= Data shown =
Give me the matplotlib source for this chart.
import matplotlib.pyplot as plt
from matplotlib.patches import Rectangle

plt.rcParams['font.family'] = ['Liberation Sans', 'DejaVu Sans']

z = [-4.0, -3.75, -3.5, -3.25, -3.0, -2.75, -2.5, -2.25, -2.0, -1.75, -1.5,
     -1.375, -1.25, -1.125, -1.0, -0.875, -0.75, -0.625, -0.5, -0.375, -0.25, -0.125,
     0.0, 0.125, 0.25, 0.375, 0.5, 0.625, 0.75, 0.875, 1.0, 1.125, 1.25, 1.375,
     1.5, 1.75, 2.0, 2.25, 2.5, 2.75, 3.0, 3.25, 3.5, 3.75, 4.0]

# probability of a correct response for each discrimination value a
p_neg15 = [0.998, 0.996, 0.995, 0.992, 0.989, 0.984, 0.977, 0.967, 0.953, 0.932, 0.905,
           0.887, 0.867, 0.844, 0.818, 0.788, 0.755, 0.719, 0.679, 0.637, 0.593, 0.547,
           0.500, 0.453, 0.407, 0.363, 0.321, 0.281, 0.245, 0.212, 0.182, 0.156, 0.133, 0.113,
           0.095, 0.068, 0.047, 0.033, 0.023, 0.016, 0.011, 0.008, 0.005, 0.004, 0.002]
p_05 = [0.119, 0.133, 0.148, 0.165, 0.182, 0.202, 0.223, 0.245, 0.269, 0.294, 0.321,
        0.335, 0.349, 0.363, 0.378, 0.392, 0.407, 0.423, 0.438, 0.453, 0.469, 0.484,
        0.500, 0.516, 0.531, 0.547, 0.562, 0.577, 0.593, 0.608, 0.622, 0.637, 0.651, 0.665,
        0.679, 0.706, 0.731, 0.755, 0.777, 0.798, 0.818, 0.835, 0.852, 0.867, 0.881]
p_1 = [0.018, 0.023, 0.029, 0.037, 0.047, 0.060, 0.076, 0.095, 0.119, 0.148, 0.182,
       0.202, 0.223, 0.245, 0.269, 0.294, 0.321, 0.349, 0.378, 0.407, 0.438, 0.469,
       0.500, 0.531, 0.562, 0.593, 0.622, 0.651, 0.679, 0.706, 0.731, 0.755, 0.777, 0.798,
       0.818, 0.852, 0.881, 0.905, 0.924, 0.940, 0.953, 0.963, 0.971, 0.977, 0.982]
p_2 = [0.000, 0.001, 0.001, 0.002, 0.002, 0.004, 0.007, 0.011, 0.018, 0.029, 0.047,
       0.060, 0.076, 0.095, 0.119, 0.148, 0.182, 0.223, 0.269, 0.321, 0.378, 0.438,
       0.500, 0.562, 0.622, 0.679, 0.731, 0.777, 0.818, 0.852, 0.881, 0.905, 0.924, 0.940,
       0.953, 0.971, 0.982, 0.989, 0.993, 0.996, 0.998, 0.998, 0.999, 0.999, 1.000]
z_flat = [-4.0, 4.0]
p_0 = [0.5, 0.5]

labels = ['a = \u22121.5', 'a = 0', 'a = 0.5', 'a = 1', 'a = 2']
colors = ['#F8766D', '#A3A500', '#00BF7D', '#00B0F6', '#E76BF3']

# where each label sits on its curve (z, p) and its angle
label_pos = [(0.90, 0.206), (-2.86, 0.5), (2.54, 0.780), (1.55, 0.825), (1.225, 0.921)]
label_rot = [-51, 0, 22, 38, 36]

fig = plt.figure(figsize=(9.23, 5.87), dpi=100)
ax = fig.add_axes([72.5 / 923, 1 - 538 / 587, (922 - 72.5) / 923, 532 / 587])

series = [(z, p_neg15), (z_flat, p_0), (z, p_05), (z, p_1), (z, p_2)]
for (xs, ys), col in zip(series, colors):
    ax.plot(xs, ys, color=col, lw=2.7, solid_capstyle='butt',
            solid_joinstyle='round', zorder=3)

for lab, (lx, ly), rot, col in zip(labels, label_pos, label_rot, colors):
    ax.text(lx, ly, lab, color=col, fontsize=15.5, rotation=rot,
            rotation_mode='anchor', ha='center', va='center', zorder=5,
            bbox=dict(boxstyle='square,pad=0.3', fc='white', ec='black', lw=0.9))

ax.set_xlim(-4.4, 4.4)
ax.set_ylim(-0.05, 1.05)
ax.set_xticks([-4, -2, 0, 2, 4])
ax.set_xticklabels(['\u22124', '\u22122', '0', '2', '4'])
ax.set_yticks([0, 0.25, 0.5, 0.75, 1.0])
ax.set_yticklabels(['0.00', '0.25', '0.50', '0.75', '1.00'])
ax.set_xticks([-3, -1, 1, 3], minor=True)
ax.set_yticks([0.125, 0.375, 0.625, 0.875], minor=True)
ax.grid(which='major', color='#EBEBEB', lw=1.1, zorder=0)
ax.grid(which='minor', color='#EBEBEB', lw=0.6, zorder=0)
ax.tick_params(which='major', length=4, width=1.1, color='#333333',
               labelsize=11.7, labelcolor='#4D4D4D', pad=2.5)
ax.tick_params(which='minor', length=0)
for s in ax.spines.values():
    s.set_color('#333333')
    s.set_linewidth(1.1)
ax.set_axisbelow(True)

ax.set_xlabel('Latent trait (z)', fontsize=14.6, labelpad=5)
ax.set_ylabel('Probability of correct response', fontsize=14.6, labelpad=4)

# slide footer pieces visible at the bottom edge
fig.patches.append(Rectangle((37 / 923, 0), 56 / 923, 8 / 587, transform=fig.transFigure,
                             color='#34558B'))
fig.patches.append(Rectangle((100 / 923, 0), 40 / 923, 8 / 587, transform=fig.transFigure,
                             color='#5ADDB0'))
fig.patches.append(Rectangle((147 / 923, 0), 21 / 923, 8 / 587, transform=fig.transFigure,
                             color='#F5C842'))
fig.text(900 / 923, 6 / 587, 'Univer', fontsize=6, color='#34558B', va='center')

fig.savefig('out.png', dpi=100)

= What you should do =
What are the exact lines from the beginning of the material through the line containing "colors = ['#F8766D', '#A3A500', '#00BF7D', '#00B0F6', '#E76BF3']"? Write out those lines alone.

= Response to the task =
Give me the matplotlib source for this chart.
import matplotlib.pyplot as plt
from matplotlib.patches import Rectangle

plt.rcParams['font.family'] = ['Liberation Sans', 'DejaVu Sans']

z = [-4.0, -3.75, -3.5, -3.25, -3.0, -2.75, -2.5, -2.25, -2.0, -1.75, -1.5,
     -1.375, -1.25, -1.125, -1.0, -0.875, -0.75, -0.625, -0.5, -0.375, -0.25, -0.125,
     0.0, 0.125, 0.25, 0.375, 0.5, 0.625, 0.75, 0.875, 1.0, 1.125, 1.25, 1.375,
     1.5, 1.75, 2.0, 2.25, 2.5, 2.75, 3.0, 3.25, 3.5, 3.75, 4.0]

# probability of a correct response for each discrimination value a
p_neg15 = [0.998, 0.996, 0.995, 0.992, 0.989, 0.984, 0.977, 0.967, 0.953, 0.932, 0.905,
           0.887, 0.867, 0.844, 0.818, 0.788, 0.755, 0.719, 0.679, 0.637, 0.593, 0.547,
           0.500, 0.453, 0.407, 0.363, 0.321, 0.281, 0.245, 0.212, 0.182, 0.156, 0.133, 0.113,
           0.095, 0.068, 0.047, 0.033, 0.023, 0.016, 0.011, 0.008, 0.005, 0.004, 0.002]
p_05 = [0.119, 0.133, 0.148, 0.165, 0.182, 0.202, 0.223, 0.245, 0.269, 0.294, 0.321,
        0.335, 0.349, 0.363, 0.378, 0.392, 0.407, 0.423, 0.438, 0.453, 0.469, 0.484,
        0.500, 0.516, 0.531, 0.547, 0.562, 0.577, 0.593, 0.608, 0.622, 0.637, 0.651, 0.665,
        0.679, 0.706, 0.731, 0.755, 0.777, 0.798, 0.818, 0.835, 0.852, 0.867, 0.881]
p_1 = [0.018, 0.023, 0.029, 0.037, 0.047, 0.060, 0.076, 0.095, 0.119, 0.148, 0.182,
       0.202, 0.223, 0.245, 0.269, 0.294, 0.321, 0.349, 0.378, 0.407, 0.438, 0.469,
       0.500, 0.531, 0.562, 0.593, 0.622, 0.651, 0.679, 0.706, 0.731, 0.755, 0.777, 0.798,
       0.818, 0.852, 0.881, 0.905, 0.924, 0.940, 0.953, 0.963, 0.971, 0.977, 0.982]
p_2 = [0.000, 0.001, 0.001, 0.002, 0.002, 0.004, 0.007, 0.011, 0.018, 0.029, 0.047,
       0.060, 0.076, 0.095, 0.119, 0.148, 0.182, 0.223, 0.269, 0.321, 0.378, 0.438,
       0.500, 0.562, 0.622, 0.679, 0.731, 0.777, 0.818, 0.852, 0.881, 0.905, 0.924, 0.940,
       0.953, 0.971, 0.982, 0.989, 0.993, 0.996, 0.998, 0.998, 0.999, 0.999, 1.000]
z_flat = [-4.0, 4.0]
p_0 = [0.5, 0.5]

labels = ['a = \u22121.5', 'a = 0', 'a = 0.5', 'a = 1', 'a = 2']
colors = ['#F8766D', '#A3A500', '#00BF7D', '#00B0F6', '#E76BF3']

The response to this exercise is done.